> _Given data_:
• • • • •
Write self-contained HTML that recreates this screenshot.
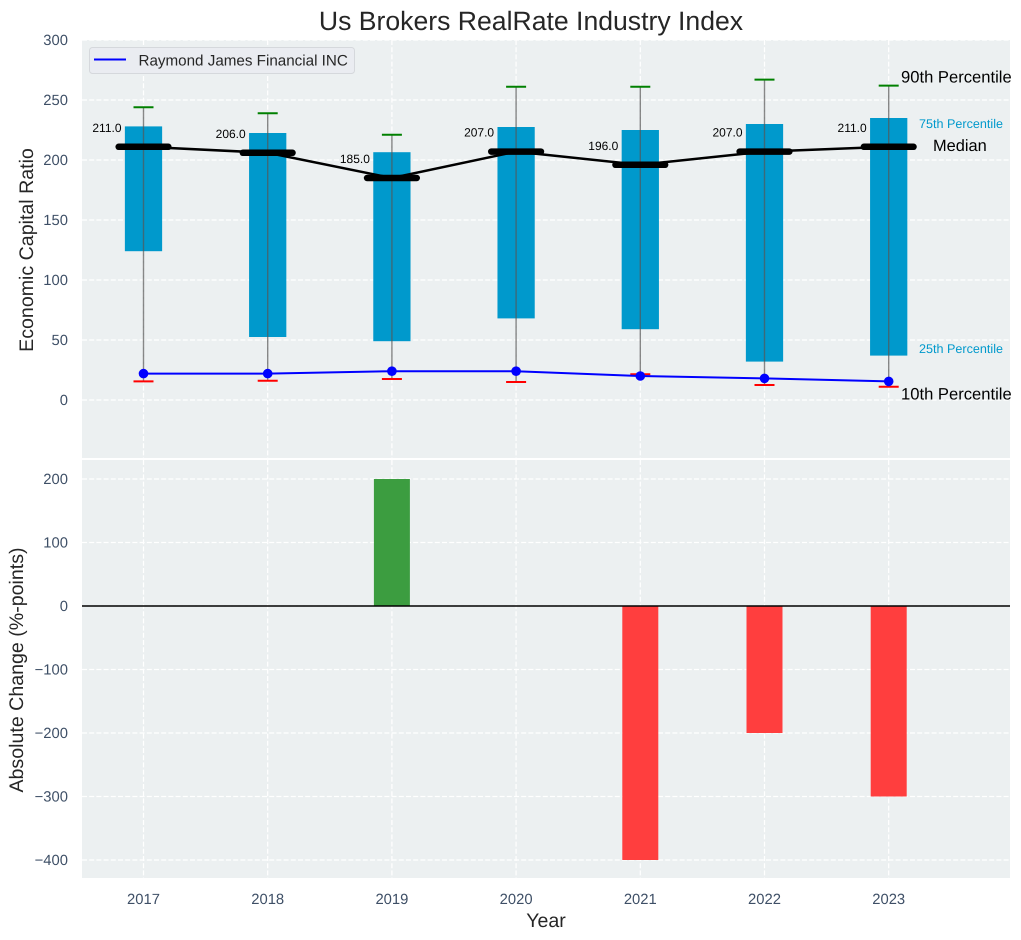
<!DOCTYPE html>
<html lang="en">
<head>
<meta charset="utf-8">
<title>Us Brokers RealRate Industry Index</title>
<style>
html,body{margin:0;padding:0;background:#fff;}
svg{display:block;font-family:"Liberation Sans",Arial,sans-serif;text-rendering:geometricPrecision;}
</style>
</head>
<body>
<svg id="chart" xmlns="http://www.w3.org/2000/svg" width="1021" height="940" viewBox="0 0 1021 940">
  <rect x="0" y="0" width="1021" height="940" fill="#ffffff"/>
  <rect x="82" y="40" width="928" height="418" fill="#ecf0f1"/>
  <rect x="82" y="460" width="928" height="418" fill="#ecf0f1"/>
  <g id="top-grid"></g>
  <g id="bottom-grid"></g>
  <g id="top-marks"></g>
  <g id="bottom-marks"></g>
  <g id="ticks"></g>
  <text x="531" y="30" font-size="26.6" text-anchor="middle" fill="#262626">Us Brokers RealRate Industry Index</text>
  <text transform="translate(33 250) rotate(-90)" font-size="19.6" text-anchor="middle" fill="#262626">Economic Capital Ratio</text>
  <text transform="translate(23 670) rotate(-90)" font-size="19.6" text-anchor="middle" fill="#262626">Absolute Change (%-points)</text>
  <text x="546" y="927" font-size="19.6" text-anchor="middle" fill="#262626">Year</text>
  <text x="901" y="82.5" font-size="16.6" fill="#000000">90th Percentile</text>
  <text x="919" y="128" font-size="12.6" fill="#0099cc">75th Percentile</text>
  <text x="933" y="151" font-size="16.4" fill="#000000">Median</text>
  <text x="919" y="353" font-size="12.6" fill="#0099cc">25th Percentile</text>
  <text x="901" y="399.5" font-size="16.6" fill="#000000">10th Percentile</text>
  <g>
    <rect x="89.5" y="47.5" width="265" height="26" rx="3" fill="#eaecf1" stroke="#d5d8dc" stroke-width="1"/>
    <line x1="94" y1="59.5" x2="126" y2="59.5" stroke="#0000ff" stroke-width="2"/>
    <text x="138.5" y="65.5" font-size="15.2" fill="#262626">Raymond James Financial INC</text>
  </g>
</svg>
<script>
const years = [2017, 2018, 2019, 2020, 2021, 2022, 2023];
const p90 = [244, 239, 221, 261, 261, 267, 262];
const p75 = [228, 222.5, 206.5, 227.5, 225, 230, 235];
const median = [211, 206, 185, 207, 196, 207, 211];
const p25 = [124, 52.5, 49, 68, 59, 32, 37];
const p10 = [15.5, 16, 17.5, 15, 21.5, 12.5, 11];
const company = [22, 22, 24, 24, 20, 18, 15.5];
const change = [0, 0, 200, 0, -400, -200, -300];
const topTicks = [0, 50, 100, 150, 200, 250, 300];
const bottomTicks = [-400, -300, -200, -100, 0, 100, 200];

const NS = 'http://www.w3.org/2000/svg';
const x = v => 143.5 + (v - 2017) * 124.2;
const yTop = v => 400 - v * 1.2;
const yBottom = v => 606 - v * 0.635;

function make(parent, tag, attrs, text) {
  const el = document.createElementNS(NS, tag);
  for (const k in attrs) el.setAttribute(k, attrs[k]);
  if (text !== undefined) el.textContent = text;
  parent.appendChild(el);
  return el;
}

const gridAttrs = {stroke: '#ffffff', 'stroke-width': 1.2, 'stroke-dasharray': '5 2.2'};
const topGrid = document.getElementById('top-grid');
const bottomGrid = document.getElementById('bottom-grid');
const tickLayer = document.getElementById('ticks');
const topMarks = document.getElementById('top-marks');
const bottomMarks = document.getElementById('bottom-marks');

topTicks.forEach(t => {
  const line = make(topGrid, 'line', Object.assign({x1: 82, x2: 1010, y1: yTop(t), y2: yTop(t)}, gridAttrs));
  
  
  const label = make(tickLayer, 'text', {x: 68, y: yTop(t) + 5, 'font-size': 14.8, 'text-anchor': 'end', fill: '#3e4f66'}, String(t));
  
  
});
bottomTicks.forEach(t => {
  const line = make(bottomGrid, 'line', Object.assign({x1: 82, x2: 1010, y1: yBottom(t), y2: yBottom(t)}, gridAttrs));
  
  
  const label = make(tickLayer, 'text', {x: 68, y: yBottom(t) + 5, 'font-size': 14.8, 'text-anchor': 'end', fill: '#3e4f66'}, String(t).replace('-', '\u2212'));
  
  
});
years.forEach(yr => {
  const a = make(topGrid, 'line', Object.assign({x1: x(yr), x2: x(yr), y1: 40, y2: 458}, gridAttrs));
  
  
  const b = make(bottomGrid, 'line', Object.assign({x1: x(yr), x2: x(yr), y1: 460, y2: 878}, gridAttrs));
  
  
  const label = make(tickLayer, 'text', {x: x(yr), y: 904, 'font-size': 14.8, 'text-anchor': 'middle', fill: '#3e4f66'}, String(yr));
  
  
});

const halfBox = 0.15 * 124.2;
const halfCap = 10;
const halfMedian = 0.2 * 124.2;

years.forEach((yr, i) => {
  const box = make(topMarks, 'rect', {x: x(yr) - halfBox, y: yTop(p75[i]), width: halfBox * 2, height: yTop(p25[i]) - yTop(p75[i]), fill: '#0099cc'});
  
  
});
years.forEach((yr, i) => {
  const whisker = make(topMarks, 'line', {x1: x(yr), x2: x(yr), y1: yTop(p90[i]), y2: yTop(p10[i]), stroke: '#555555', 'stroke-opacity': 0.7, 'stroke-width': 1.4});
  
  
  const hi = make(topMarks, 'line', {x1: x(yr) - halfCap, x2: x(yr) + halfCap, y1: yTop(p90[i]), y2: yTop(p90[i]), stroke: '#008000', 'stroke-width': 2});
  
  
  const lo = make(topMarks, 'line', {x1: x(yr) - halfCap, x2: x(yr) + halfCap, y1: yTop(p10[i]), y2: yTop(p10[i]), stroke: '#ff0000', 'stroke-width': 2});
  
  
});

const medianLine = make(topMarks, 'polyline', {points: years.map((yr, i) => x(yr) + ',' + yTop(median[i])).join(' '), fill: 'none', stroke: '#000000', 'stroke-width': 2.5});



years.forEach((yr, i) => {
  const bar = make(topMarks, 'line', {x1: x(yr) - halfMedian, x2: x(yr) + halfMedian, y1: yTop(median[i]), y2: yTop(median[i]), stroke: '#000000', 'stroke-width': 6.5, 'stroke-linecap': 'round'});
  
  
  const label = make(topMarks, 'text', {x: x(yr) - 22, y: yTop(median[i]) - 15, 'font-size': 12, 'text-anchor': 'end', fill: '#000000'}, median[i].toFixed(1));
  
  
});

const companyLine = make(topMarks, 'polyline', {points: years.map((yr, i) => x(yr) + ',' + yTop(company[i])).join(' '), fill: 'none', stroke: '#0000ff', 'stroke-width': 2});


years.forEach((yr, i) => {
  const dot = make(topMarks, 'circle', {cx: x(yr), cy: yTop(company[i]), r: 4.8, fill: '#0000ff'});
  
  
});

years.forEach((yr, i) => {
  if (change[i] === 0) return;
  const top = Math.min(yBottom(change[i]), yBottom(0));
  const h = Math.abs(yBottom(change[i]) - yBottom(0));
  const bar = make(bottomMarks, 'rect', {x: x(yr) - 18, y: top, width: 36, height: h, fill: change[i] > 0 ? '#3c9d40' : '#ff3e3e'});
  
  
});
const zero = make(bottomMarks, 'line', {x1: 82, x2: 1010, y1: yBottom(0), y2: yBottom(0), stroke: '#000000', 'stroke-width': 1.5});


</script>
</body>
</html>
• • • • •
> _Problem description_:
Write out the listing word for word, omitting the pictures it holds.

> _Answer for the task_:
Write self-contained HTML that recreates this screenshot.
<!DOCTYPE html>
<html lang="en">
<head>
<meta charset="utf-8">
<title>Us Brokers RealRate Industry Index</title>
<style>
html,body{margin:0;padding:0;background:#fff;}
svg{display:block;font-family:"Liberation Sans",Arial,sans-serif;text-rendering:geometricPrecision;}
</style>
</head>
<body>
<svg id="chart" xmlns="http://www.w3.org/2000/svg" width="1021" height="940" viewBox="0 0 1021 940">
  <rect x="0" y="0" width="1021" height="940" fill="#ffffff"/>
  <rect x="82" y="40" width="928" height="418" fill="#ecf0f1"/>
  <rect x="82" y="460" width="928" height="418" fill="#ecf0f1"/>
  <g id="top-grid"></g>
  <g id="bottom-grid"></g>
  <g id="top-marks"></g>
  <g id="bottom-marks"></g>
  <g id="ticks"></g>
  <text x="531" y="30" font-size="26.6" text-anchor="middle" fill="#262626">Us Brokers RealRate Industry Index</text>
  <text transform="translate(33 250) rotate(-90)" font-size="19.6" text-anchor="middle" fill="#262626">Economic Capital Ratio</text>
  <text transform="translate(23 670) rotate(-90)" font-size="19.6" text-anchor="middle" fill="#262626">Absolute Change (%-points)</text>
  <text x="546" y="927" font-size="19.6" text-anchor="middle" fill="#262626">Year</text>
  <text x="901" y="82.5" font-size="16.6" fill="#000000">90th Percentile</text>
  <text x="919" y="128" font-size="12.6" fill="#0099cc">75th Percentile</text>
  <text x="933" y="151" font-size="16.4" fill="#000000">Median</text>
  <text x="919" y="353" font-size="12.6" fill="#0099cc">25th Percentile</text>
  <text x="901" y="399.5" font-size="16.6" fill="#000000">10th Percentile</text>
  <g>
    <rect x="89.5" y="47.5" width="265" height="26" rx="3" fill="#eaecf1" stroke="#d5d8dc" stroke-width="1"/>
    <line x1="94" y1="59.5" x2="126" y2="59.5" stroke="#0000ff" stroke-width="2"/>
    <text x="138.5" y="65.5" font-size="15.2" fill="#262626">Raymond James Financial INC</text>
  </g>
</svg>
<script>
const years = [2017, 2018, 2019, 2020, 2021, 2022, 2023];
const p90 = [244, 239, 221, 261, 261, 267, 262];
const p75 = [228, 222.5, 206.5, 227.5, 225, 230, 235];
const median = [211, 206, 185, 207, 196, 207, 211];
const p25 = [124, 52.5, 49, 68, 59, 32, 37];
const p10 = [15.5, 16, 17.5, 15, 21.5, 12.5, 11];
const company = [22, 22, 24, 24, 20, 18, 15.5];
const change = [0, 0, 200, 0, -400, -200, -300];
const topTicks = [0, 50, 100, 150, 200, 250, 300];
const bottomTicks = [-400, -300, -200, -100, 0, 100, 200];

const NS = 'http://www.w3.org/2000/svg';
const x = v => 143.5 + (v - 2017) * 124.2;
const yTop = v => 400 - v * 1.2;
const yBottom = v => 606 - v * 0.635;

function make(parent, tag, attrs, text) {
  const el = document.createElementNS(NS, tag);
  for (const k in attrs) el.setAttribute(k, attrs[k]);
  if (text !== undefined) el.textContent = text;
  parent.appendChild(el);
  return el;
}

const gridAttrs = {stroke: '#ffffff', 'stroke-width': 1.2, 'stroke-dasharray': '5 2.2'};
const topGrid = document.getElementById('top-grid');
const bottomGrid = document.getElementById('bottom-grid');
const tickLayer = document.getElementById('ticks');
const topMarks = document.getElementById('top-marks');
const bottomMarks = document.getElementById('bottom-marks');

topTicks.forEach(t => {
  const line = make(topGrid, 'line', Object.assign({x1: 82, x2: 1010, y1: yTop(t), y2: yTop(t)}, gridAttrs));
  
  
  const label = make(tickLayer, 'text', {x: 68, y: yTop(t) + 5, 'font-size': 14.8, 'text-anchor': 'end', fill: '#3e4f66'}, String(t));
  
  
});
bottomTicks.forEach(t => {
  const line = make(bottomGrid, 'line', Object.assign({x1: 82, x2: 1010, y1: yBottom(t), y2: yBottom(t)}, gridAttrs));
  
  
  const label = make(tickLayer, 'text', {x: 68, y: yBottom(t) + 5, 'font-size': 14.8, 'text-anchor': 'end', fill: '#3e4f66'}, String(t).replace('-', '\u2212'));
  
  
});
years.forEach(yr => {
  const a = make(topGrid, 'line', Object.assign({x1: x(yr), x2: x(yr), y1: 40, y2: 458}, gridAttrs));
  
  
  const b = make(bottomGrid, 'line', Object.assign({x1: x(yr), x2: x(yr), y1: 460, y2: 878}, gridAttrs));
  
  
  const label = make(tickLayer, 'text', {x: x(yr), y: 904, 'font-size': 14.8, 'text-anchor': 'middle', fill: '#3e4f66'}, String(yr));
  
  
});

const halfBox = 0.15 * 124.2;
const halfCap = 10;
const halfMedian = 0.2 * 124.2;

years.forEach((yr, i) => {
  const box = make(topMarks, 'rect', {x: x(yr) - halfBox, y: yTop(p75[i]), width: halfBox * 2, height: yTop(p25[i]) - yTop(p75[i]), fill: '#0099cc'});
  
  
});
years.forEach((yr, i) => {
  const whisker = make(topMarks, 'line', {x1: x(yr), x2: x(yr), y1: yTop(p90[i]), y2: yTop(p10[i]), stroke: '#555555', 'stroke-opacity': 0.7, 'stroke-width': 1.4});
  
  
  const hi = make(topMarks, 'line', {x1: x(yr) - halfCap, x2: x(yr) + halfCap, y1: yTop(p90[i]), y2: yTop(p90[i]), stroke: '#008000', 'stroke-width': 2});
  
  
  const lo = make(topMarks, 'line', {x1: x(yr) - halfCap, x2: x(yr) + halfCap, y1: yTop(p10[i]), y2: yTop(p10[i]), stroke: '#ff0000', 'stroke-width': 2});
  
  
});

const medianLine = make(topMarks, 'polyline', {points: years.map((yr, i) => x(yr) + ',' + yTop(median[i])).join(' '), fill: 'none', stroke: '#000000', 'stroke-width': 2.5});



years.forEach((yr, i) => {
  const bar = make(topMarks, 'line', {x1: x(yr) - halfMedian, x2: x(yr) + halfMedian, y1: yTop(median[i]), y2: yTop(median[i]), stroke: '#000000', 'stroke-width': 6.5, 'stroke-linecap': 'round'});
  
  
  const label = make(topMarks, 'text', {x: x(yr) - 22, y: yTop(median[i]) - 15, 'font-size': 12, 'text-anchor': 'end', fill: '#000000'}, median[i].toFixed(1));
  
  
});

const companyLine = make(topMarks, 'polyline', {points: years.map((yr, i) => x(yr) + ',' + yTop(company[i])).join(' '), fill: 'none', stroke: '#0000ff', 'stroke-width': 2});


years.forEach((yr, i) => {
  const dot = make(topMarks, 'circle', {cx: x(yr), cy: yTop(company[i]), r: 4.8, fill: '#0000ff'});
  
  
});

years.forEach((yr, i) => {
  if (change[i] === 0) return;
  const top = Math.min(yBottom(change[i]), yBottom(0));
  const h = Math.abs(yBottom(change[i]) - yBottom(0));
  const bar = make(bottomMarks, 'rect', {x: x(yr) - 18, y: top, width: 36, height: h, fill: change[i] > 0 ? '#3c9d40' : '#ff3e3e'});
  
  
});
const zero = make(bottomMarks, 'line', {x1: 82, x2: 1010, y1: yBottom(0), y2: yBottom(0), stroke: '#000000', 'stroke-width': 1.5});


</script>
</body>
</html>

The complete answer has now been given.